### [TO DO]
Return only the lines from the top of the data down to the one that holds "0.047, 0.048, 0.049];", both included, without any pictures.

§

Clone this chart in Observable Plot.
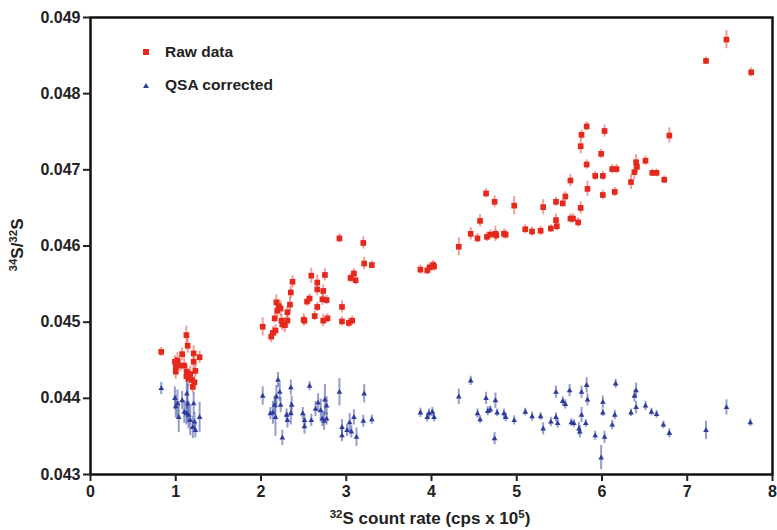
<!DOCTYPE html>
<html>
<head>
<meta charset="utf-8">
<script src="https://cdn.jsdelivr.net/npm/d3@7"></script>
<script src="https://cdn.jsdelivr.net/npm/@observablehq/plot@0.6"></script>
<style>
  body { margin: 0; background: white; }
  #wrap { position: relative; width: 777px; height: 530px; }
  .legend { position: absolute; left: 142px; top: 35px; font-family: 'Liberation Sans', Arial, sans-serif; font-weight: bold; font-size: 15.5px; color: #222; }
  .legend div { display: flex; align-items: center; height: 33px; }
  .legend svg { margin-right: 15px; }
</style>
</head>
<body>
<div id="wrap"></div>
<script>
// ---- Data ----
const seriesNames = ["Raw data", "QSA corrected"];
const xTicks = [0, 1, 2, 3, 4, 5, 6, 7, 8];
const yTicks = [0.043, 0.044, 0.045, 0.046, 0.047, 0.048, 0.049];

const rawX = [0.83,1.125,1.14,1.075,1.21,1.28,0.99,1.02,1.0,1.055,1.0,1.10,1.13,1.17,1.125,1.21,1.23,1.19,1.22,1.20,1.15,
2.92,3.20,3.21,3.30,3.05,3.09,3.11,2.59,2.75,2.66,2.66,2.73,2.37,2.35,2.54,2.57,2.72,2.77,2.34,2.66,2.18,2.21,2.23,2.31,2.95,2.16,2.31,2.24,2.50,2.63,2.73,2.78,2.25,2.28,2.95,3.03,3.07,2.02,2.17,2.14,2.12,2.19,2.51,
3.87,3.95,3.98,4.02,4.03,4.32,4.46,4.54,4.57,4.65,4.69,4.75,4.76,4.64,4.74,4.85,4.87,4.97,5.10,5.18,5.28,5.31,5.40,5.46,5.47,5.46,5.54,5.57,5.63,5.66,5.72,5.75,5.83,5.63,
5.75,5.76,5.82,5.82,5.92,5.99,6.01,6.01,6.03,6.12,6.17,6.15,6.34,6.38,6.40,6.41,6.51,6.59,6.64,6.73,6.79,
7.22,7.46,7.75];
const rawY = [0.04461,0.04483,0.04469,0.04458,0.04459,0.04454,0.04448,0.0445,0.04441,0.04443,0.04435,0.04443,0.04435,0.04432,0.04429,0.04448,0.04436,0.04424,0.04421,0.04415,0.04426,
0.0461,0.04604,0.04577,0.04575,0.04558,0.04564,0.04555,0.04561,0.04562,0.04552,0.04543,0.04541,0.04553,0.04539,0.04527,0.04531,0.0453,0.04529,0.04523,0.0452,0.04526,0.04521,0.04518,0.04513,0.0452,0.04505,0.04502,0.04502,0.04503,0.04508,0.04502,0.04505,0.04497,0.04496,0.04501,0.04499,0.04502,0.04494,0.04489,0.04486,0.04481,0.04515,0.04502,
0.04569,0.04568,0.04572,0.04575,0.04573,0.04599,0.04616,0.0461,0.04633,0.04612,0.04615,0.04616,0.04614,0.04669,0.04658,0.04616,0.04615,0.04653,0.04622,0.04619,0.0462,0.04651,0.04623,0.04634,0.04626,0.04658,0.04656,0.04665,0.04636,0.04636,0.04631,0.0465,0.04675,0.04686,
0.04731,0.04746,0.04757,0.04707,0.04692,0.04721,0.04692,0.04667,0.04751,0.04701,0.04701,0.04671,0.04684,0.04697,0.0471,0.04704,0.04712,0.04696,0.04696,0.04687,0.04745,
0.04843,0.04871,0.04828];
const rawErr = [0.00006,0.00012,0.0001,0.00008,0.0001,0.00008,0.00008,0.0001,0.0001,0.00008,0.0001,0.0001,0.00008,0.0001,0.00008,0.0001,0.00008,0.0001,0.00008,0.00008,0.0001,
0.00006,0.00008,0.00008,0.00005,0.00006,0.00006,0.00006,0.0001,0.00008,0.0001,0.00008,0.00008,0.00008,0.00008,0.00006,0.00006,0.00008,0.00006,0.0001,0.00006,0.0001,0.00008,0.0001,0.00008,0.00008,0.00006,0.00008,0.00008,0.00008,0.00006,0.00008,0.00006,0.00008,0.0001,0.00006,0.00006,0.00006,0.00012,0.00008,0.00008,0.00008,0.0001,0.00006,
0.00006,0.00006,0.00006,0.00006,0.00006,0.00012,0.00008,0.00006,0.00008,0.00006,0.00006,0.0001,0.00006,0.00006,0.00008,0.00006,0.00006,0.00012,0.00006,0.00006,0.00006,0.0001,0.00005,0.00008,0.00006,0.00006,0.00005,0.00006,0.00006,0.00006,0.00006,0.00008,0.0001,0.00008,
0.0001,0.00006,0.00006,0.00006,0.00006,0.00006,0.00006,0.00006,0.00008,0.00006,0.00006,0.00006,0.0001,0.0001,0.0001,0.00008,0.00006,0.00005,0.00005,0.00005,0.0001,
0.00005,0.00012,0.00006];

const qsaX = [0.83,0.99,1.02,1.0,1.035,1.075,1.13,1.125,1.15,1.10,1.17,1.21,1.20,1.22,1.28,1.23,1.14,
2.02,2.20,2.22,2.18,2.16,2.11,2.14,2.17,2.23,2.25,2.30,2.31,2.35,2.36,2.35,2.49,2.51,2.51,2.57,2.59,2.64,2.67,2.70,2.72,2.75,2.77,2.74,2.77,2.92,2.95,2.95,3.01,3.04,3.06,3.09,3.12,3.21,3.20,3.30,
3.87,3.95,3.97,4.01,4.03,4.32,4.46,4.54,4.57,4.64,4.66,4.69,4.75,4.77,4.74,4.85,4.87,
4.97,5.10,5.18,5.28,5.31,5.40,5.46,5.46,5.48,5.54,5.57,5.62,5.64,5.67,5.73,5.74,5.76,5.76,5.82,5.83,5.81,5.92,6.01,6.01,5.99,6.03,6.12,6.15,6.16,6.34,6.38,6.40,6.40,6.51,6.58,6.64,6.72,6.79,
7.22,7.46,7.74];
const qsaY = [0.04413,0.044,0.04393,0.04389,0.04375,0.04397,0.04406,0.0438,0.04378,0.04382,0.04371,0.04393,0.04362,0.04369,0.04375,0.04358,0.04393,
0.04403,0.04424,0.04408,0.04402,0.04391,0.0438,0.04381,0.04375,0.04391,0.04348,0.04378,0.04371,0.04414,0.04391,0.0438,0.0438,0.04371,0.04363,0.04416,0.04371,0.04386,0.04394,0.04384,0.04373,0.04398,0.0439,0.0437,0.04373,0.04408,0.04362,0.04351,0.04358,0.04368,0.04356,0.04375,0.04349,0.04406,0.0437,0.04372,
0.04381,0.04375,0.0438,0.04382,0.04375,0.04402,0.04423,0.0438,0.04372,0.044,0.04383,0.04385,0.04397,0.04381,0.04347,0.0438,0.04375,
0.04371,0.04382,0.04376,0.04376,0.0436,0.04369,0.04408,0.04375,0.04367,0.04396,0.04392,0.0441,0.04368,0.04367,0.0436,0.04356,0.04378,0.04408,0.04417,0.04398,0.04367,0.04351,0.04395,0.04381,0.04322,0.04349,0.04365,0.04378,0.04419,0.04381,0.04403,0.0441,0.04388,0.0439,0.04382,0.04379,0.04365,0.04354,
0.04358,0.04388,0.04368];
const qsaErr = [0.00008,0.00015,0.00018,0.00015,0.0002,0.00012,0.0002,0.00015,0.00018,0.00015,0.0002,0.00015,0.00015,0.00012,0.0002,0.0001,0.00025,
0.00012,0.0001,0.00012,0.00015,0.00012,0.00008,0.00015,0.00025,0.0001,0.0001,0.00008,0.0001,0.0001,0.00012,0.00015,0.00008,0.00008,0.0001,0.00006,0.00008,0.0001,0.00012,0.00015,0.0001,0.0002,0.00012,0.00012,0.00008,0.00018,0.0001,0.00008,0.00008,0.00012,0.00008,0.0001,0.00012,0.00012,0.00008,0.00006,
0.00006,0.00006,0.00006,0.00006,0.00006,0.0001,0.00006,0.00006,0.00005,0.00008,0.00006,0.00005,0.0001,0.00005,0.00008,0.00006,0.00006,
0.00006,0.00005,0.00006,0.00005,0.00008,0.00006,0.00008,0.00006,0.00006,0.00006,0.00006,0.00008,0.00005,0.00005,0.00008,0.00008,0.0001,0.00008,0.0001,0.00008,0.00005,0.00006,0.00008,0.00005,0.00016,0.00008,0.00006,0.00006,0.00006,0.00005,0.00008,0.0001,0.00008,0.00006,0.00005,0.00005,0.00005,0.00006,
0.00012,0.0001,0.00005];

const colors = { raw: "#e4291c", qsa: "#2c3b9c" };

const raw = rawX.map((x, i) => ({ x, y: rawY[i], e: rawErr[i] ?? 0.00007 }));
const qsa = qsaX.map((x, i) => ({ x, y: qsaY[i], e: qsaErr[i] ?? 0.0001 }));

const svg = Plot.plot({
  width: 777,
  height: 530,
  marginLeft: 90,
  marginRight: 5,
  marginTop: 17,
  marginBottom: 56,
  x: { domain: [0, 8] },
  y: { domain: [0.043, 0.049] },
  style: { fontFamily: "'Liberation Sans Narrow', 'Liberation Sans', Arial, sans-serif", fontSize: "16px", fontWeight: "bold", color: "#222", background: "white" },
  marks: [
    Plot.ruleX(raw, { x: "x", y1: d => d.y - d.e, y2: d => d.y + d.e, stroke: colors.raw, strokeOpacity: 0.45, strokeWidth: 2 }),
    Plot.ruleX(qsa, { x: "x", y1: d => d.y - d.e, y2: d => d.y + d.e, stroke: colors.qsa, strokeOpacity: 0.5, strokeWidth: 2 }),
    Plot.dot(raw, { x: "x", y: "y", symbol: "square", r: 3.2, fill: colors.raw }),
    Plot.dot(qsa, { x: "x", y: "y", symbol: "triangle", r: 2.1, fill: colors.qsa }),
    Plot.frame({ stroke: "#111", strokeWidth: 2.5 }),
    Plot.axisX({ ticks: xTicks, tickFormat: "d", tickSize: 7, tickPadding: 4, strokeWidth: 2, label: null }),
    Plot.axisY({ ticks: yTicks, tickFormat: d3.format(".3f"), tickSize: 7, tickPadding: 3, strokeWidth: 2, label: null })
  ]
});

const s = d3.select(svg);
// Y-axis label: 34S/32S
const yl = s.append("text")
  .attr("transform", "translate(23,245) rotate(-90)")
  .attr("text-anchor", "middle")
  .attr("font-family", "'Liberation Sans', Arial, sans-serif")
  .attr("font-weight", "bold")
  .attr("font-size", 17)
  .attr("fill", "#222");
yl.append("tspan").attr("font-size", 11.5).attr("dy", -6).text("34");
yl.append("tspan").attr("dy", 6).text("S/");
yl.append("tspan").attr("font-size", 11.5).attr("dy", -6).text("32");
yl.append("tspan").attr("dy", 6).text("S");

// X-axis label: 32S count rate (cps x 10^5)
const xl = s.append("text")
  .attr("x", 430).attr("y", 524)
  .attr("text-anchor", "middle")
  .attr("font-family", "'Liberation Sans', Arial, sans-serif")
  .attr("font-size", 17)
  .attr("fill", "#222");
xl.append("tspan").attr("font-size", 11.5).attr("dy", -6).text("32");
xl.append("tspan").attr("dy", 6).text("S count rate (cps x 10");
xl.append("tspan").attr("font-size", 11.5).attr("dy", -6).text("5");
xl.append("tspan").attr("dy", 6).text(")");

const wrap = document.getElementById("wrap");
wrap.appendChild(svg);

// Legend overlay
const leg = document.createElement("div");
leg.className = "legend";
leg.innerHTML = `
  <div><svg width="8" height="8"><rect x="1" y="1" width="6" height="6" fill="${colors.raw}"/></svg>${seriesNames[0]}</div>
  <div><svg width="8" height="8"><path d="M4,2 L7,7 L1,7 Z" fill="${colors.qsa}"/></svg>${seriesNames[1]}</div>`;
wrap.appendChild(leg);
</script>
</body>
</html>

§

### [FINISHED ANSWER]
Clone this chart in Observable Plot.
<!DOCTYPE html>
<html>
<head>
<meta charset="utf-8">
<script src="https://cdn.jsdelivr.net/npm/d3@7"></script>
<script src="https://cdn.jsdelivr.net/npm/@observablehq/plot@0.6"></script>
<style>
  body { margin: 0; background: white; }
  #wrap { position: relative; width: 777px; height: 530px; }
  .legend { position: absolute; left: 142px; top: 35px; font-family: 'Liberation Sans', Arial, sans-serif; font-weight: bold; font-size: 15.5px; color: #222; }
  .legend div { display: flex; align-items: center; height: 33px; }
  .legend svg { margin-right: 15px; }
</style>
</head>
<body>
<div id="wrap"></div>
<script>
// ---- Data ----
const seriesNames = ["Raw data", "QSA corrected"];
const xTicks = [0, 1, 2, 3, 4, 5, 6, 7, 8];
const yTicks = [0.043, 0.044, 0.045, 0.046, 0.047, 0.048, 0.049];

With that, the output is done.